Moreover, the company has redevelopment plans for apartments in the building, along with a restaurant in the 3,500-square-foot first-floor space where the Broadway Diner once was.
Another key redevelopment possibility could take place further west at River Street and Galena, where the 126-year-old Hobbs Building sits. The historic building, also known as the Crosby Building, was distinguished by the onion dome feature that jutted out of the roof for years.
The city has taken ownership of the building and took the onion dome down because it was structurally unsound and posed a safety hazard. The dome is in storage, awaiting its chance to be placed back where it was for years as part of a redevelopment project.
Dibo said new owners purchased the two buildings next to The Hobbs. He said because some negotiations relative to that are “in play,” he would not discuss the details.
Questions from those at the meeting centered on what is generally the main topic when downtown is discussed — how can the city interest people who come downtown, particularly the hundreds of thousands who attend events at the Paramount Theatre and RiverEdge Park, stay downtown.

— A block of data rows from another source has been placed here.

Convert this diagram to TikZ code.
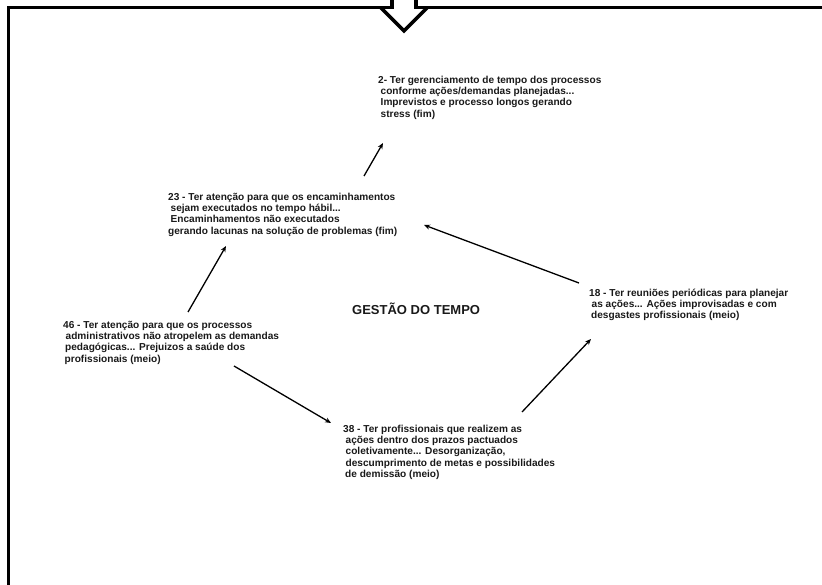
\documentclass[tikz,border=0pt]{standalone}
\usepackage{fontspec}
\setmainfont{Liberation Sans}
\usetikzlibrary{arrows.meta}
\begin{document}
\begin{tikzpicture}[x=1pt,y=-1pt,
  frameline/.style={line width=3.5pt, line join=miter, draw=black},
  % multi-line notes are placed by the baseline of their last line
  note/.style={anchor=base west, align=left, inner sep=0pt,
    font=\fontsize{10.1}{11.2}\selectfont\bfseries, text=black!90},
  heading/.style={anchor=base west, inner sep=0pt,
    font=\fontsize{13}{15}\selectfont\bfseries, text=black!90},
  flow/.style={line width=1.3pt, draw=black, -{Stealth[length=6pt,width=5pt]}},
]
\useasboundingbox (0,0) rectangle (822,585);

% open frame with the block arrow entering from above
\draw[frameline] (8.5,590) -- (8.5,7.5) -- (392,7.5) -- (392,-6);
\draw[frameline] (416,-6) -- (416,7.5) -- (830,7.5);
\draw[frameline] (380.5,7.5) -- (404,30.8) -- (427.5,7.5);

% statements
\node[note] (n2) at (378,117.1) {2- Ter gerenciamento de tempo dos processos\\
  \hspace*{2.5pt}conforme ações/demandas planejadas...\\
  \hspace*{2.5pt}Imprevistos e processo longos gerando\\
  \hspace*{2.5pt}stress (fim)};

\node[note] (n23) at (168,234.1) {23 - Ter atenção para que os encaminhamentos\\
  \hspace*{2.5pt}sejam executados no tempo hábil...\\
  \hspace*{2.5pt}Encaminhamentos não executados\\
  gerando lacunas na solução de problemas (fim)};

\node[note] (n46) at (63,362.1) {46 - Ter atenção para que os processos\\
  \hspace*{2.5pt}administrativos não atropelem as demandas\\
  \hspace*{2pt}pedagógicas... Prejuizos a saúde dos\\
  \hspace*{1.5pt}profissionais (meio)};

\node[note] (n18) at (589,318.4) {18 - Ter reuniões periódicas para planejar\\
  \hspace*{2.5pt}as ações... Ações improvisadas e com\\
  \hspace*{2pt}desgastes profissionais (meio)};

\node[note] (n38) at (343,477.3) {38 - Ter profissionais que realizem as\\
  \hspace*{2.5pt}ações dentro dos prazos pactuados\\
  \hspace*{2.5pt}coletivamente... Desorganização,\\
  \hspace*{2.5pt}descumprimento de metas e possibilidades\\
  \hspace*{2pt}de demissão (meio)};

\node[heading] (title) at (352,314.6) {GESTÃO DO TEMPO};

% connector ends
\coordinate (c46out) at (188,312);
\coordinate (c23in)  at (226,246);
\coordinate (c23out) at (364,176);
\coordinate (c2in)   at (383,143);
\coordinate (c18out) at (579,283);
\coordinate (c23in2) at (424,225);
\coordinate (c38out) at (522,412);
\coordinate (c18in)  at (591,339);
\coordinate (c46out2) at (234,366);
\coordinate (c38in)  at (331,423);

\draw[flow] (c46out) -- (c23in);
\draw[flow] (c23out) -- (c2in);
\draw[flow] (c18out) -- (c23in2);
\draw[flow] (c38out) -- (c18in);
\draw[flow] (c46out2) -- (c38in);
\end{tikzpicture}
\end{document}
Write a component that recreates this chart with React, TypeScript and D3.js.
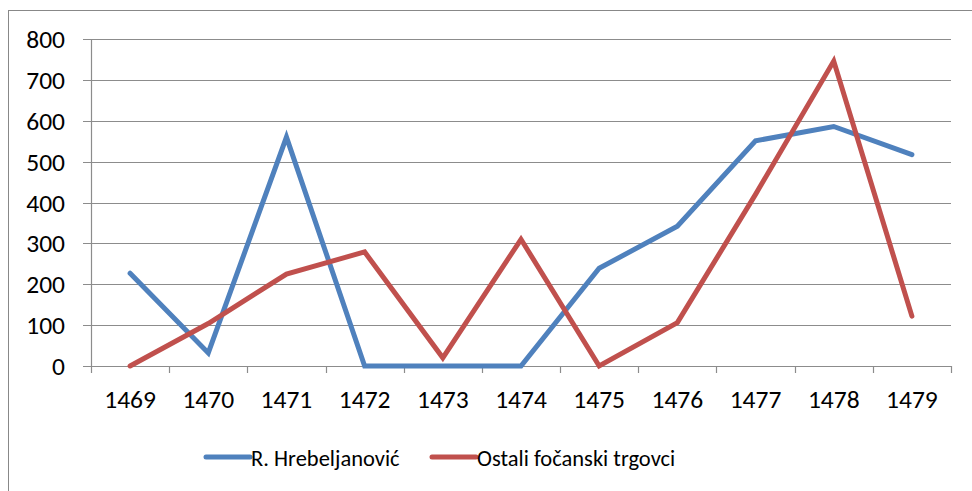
import React, { useEffect, useRef } from 'react';
import * as d3 from 'd3';

// years on the x axis
const years = ['1469', '1470', '1471', '1472', '1473', '1474', '1475', '1476', '1477', '1478', '1479'];
// R. Hrebeljanović
const hrebeljanovic = [227, 32, 560, 0, 0, 0, 239, 342, 551, 586, 517];
// Ostali fočanski trgovci
const ostali = [0, 104, 225, 279, 20, 310, 0, 106, 420, 746, 122];
const yTicks = [0, 100, 200, 300, 400, 500, 600, 700, 800];
const seriesNames = ['R. Hrebeljanović', 'Ostali fočanski trgovci'];
const seriesColors = ['#4F81BD', '#C0504D'];

const W = 972,
  H = 491;

const buildChart = (el: SVGSVGElement) => {
  const svg = d3.select(el);
  svg.selectAll('*').remove();

  const margin = { top: 39, left: 91, right: 21, bottom: 125 };
  const font = "Carlito, Calibri, 'Open Sans', sans-serif";

  // outer chart border
  svg
    .append('rect')
    .attr('x', 8.5)
    .attr('y', 10.5)
    .attr('width', W)
    .attr('height', H)
    .attr('fill', 'white')
    .attr('stroke', '#888')
    .attr('stroke-width', 1);

  const x = d3
    .scaleBand()
    .domain(years)
    .range([margin.left, W - margin.right]);
  const y = d3
    .scaleLinear()
    .domain([0, 800])
    .range([H - margin.bottom, margin.top]);

  const g = svg.append('g');

  // gridlines and y ticks
  yTicks.forEach(t => {
    const yy = Math.round(y(t)) + 0.5;
    g.append('line')
      .attr('x1', margin.left - 8)
      .attr('x2', W - margin.right)
      .attr('y1', yy)
      .attr('y2', yy)
      .attr('stroke', '#8c8c8c')
      .attr('stroke-width', 1.2);
    g.append('text')
      .attr('x', 65)
      .attr('y', yy)
      .attr('dy', '0.34em')
      .attr('text-anchor', 'end')
      .attr('font-family', font)
      .attr('font-size', 25.5)
      .attr('fill', '#000')
      .text(t);
  });

  // y axis line
  g.append('line')
    .attr('x1', margin.left + 0.5)
    .attr('x2', margin.left + 0.5)
    .attr('y1', y(800))
    .attr('y2', y(0))
    .attr('stroke', '#8c8c8c')
    .attr('stroke-width', 1.2);

  // x tick marks at category boundaries
  const bounds = years.map(d => x(d) as number).concat([W - margin.right]);
  bounds.forEach(b => {
    g.append('line')
      .attr('x1', Math.round(b) + 0.5)
      .attr('x2', Math.round(b) + 0.5)
      .attr('y1', y(0))
      .attr('y2', y(0) + 7)
      .attr('stroke', '#8c8c8c')
      .attr('stroke-width', 1.2);
  });

  // x labels
  years.forEach(d => {
    g.append('text')
      .attr('x', (x(d) as number) + x.bandwidth() / 2)
      .attr('y', 408)
      .attr('text-anchor', 'middle')
      .attr('font-family', font)
      .attr('font-size', 25.5)
      .attr('fill', '#000')
      .text(d);
  });

  // lines
  const line = d3
    .line<number>()
    .x((_, i) => (x(years[i]) as number) + x.bandwidth() / 2)
    .y(v => y(v));

  [hrebeljanovic, ostali].forEach((data, i) => {
    g.append('path')
      .datum(data)
      .attr('d', line)
      .attr('fill', 'none')
      .attr('stroke', seriesColors[i])
      .attr('stroke-width', 5)
      .attr('stroke-linejoin', 'miter')
      .attr('stroke-linecap', 'round');
  });

  // legend
  const legendX = [206, 432];
  seriesNames.forEach((name, i) => {
    const lg = g.append('g');
    lg.append('line')
      .attr('x1', legendX[i])
      .attr('x2', legendX[i] + 44)
      .attr('y1', 457)
      .attr('y2', 457)
      .attr('stroke', seriesColors[i])
      .attr('stroke-width', 5)
      .attr('stroke-linecap', 'round');
    lg.append('text')
      .attr('x', legendX[i] + 45)
      .attr('y', 458)
      .attr('dy', '0.34em')
      .attr('font-family', font)
      .attr('font-size', 22.5)
      .attr('fill', '#000')
      .text(name);
  });
};

const App = () => {
  const ref = useRef<SVGSVGElement>(null);
  useEffect(() => {
    if (ref.current) buildChart(ref.current);
  }, []);

  return (
    <div style={{ position: 'fixed', left: 0, top: 0, width: W, height: H, background: '#fff' }}>
      <svg ref={ref} width={W} height={H} style={{ display: 'block' }} />
    </div>
  );
};

export default App;
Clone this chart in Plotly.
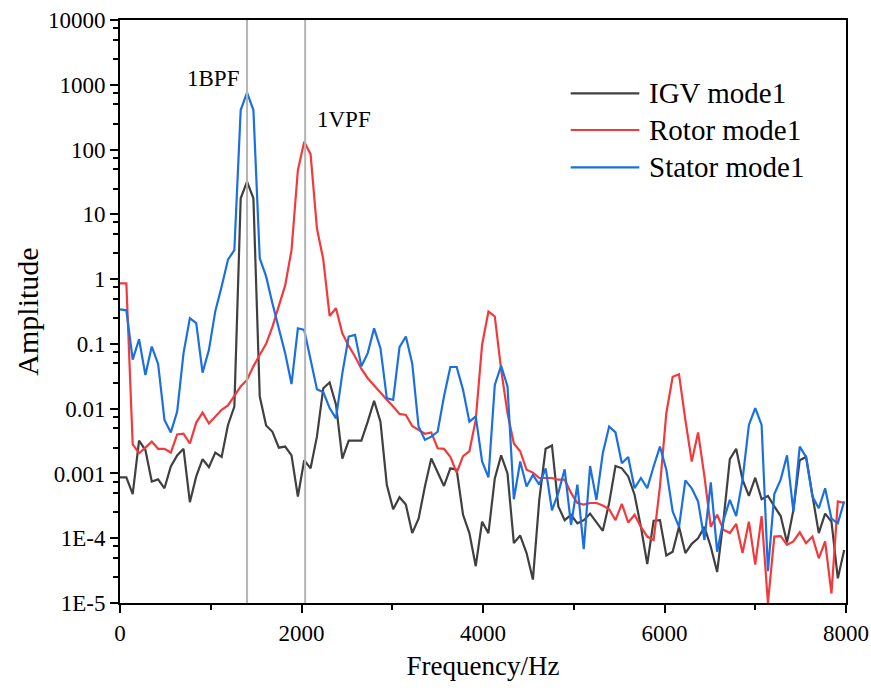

One of the answers is restaurants. And Dibo said while there are fine restaurants downtown already, the city is seeking to create more of a critical mass of downtown nightlife spots.
“If you speak to restaurateurs, they say, where are the people,” Dibo said. “When you speak to those developing apartments, they say, where are the restaurants? There’s your chicken and egg scenario.”
Still, he said there is interest in restaurant development in various places throughout the downtown.
[David Dibo] said the “core” of the plan is “creating vibrancy downtown.” … “A lot of downtown — about 90 percent — was built before 1950 and a good amount of that before 1900,” Hughes said. “You have to bring the buildings to 2018 standards.”